INSTRUCTIONS TO FOLLOW => Write out the opening lines of the data word for word, up to and including the line with "const legendRows = [220, 307, 397];", and leave every picture and every later line out.

DATASET EXCERPT =>
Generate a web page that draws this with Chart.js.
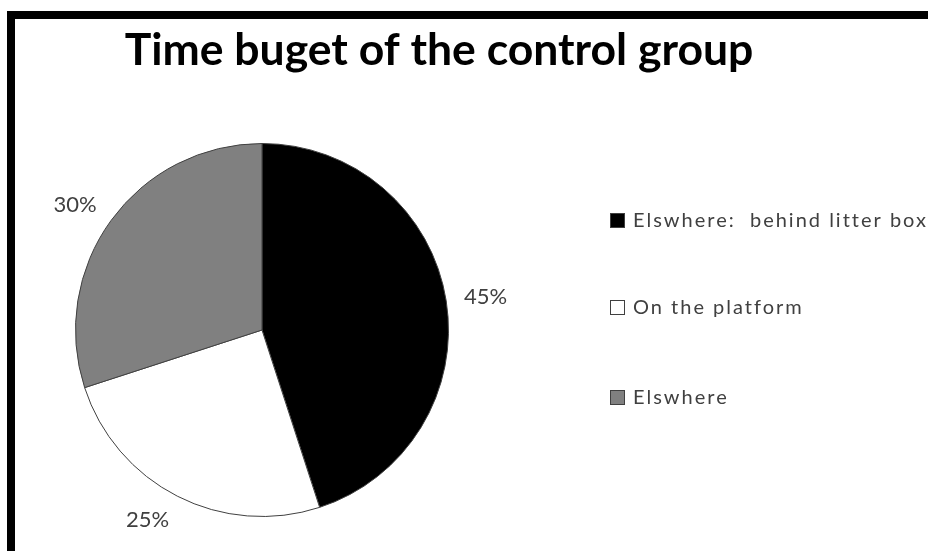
<!DOCTYPE html>
<html>
<head>
<meta charset="utf-8">
<script src="https://cdn.jsdelivr.net/npm/chart.js@4"></script>
<style>
  html, body { margin: 0; padding: 0; background: #fff; }
  canvas { display: block; }
</style>
</head>
<body>
<canvas id="pieChart" width="928" height="551"></canvas>
<script>
// chart data
const chartTitle = 'Time buget of the control group';
const categories = ['Elswhere:  behind litter box', 'On the platform', 'Elswhere'];
const shares = [45, 25, 30];
const sliceColors = ['#000000', '#ffffff', '#808080'];
const legendRows = [220, 307, 397];

const textColor = '#404040';
const ctx = document.getElementById('pieChart');

// frame, title, outside labels and the legend on the right
const decorations = {
  id: 'decorations',
  afterDraw(chart) {
    const c = chart.ctx;
    c.save();

    // thick frame, only top and left edges show
    c.fillStyle = '#000';
    c.fillRect(7, 11, 921, 8);
    c.fillRect(7, 11, 8, 540);

    // title
    c.fillStyle = '#000';
    c.font = 'bold 44.5px Lato';
    c.textAlign = 'center';
    c.textBaseline = 'alphabetic';
    c.fillText(chartTitle, 439, 65);

    // percentage labels outside each slice, aligned away from the pie
    const meta = chart.getDatasetMeta(0);
    c.fillStyle = textColor;
    c.font = '22px Lato';
    c.textBaseline = 'middle';
    meta.data.forEach((arc, i) => {
      const { x, y, startAngle, endAngle, outerRadius } = arc.getProps(['x', 'y', 'startAngle', 'endAngle', 'outerRadius'], true);
      const mid = (startAngle + endAngle) / 2;
      const cos = Math.cos(mid), sin = Math.sin(mid);
      const r = outerRadius + 18;
      c.textAlign = cos >= 0 ? 'left' : 'right';
      c.fillText(shares[i] + '%', x + cos * r, y + sin * r + sin * 9);
    });

    // legend
    c.textAlign = 'left';
    c.font = '20px Lato';
    categories.forEach((name, i) => {
      const yy = legendRows[i];
      c.fillStyle = sliceColors[i];
      c.fillRect(610, yy - 7, 15, 15);
      c.strokeStyle = textColor;
      c.lineWidth = 1;
      c.strokeRect(610.5, yy - 6.5, 14, 14);
      c.fillStyle = textColor;
      c.letterSpacing = '2px';
      c.fillText(name, 633, yy + 1);
      c.letterSpacing = '0px';
    });

    c.restore();
  }
};

new Chart(ctx, {
  type: 'pie',
  data: {
    labels: categories,
    datasets: [{
      data: shares,
      backgroundColor: sliceColors,
      borderColor: '#404040',
      borderWidth: 1
    }]
  },
  options: {
    responsive: false,
    animation: false,
    layout: {
      padding: { left: 75, right: 479, top: 143, bottom: 34 }
    },
    plugins: {
      legend: { display: false },
      title: { display: false },
      tooltip: { enabled: false }
    }
  },
  plugins: [decorations]
});
</script>
</body>
</html>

PROBLEM SOLUTION =>
Generate a web page that draws this with Chart.js.
<!DOCTYPE html>
<html>
<head>
<meta charset="utf-8">
<script src="https://cdn.jsdelivr.net/npm/chart.js@4"></script>
<style>
  html, body { margin: 0; padding: 0; background: #fff; }
  canvas { display: block; }
</style>
</head>
<body>
<canvas id="pieChart" width="928" height="551"></canvas>
<script>
// chart data
const chartTitle = 'Time buget of the control group';
const categories = ['Elswhere:  behind litter box', 'On the platform', 'Elswhere'];
const shares = [45, 25, 30];
const sliceColors = ['#000000', '#ffffff', '#808080'];
const legendRows = [220, 307, 397];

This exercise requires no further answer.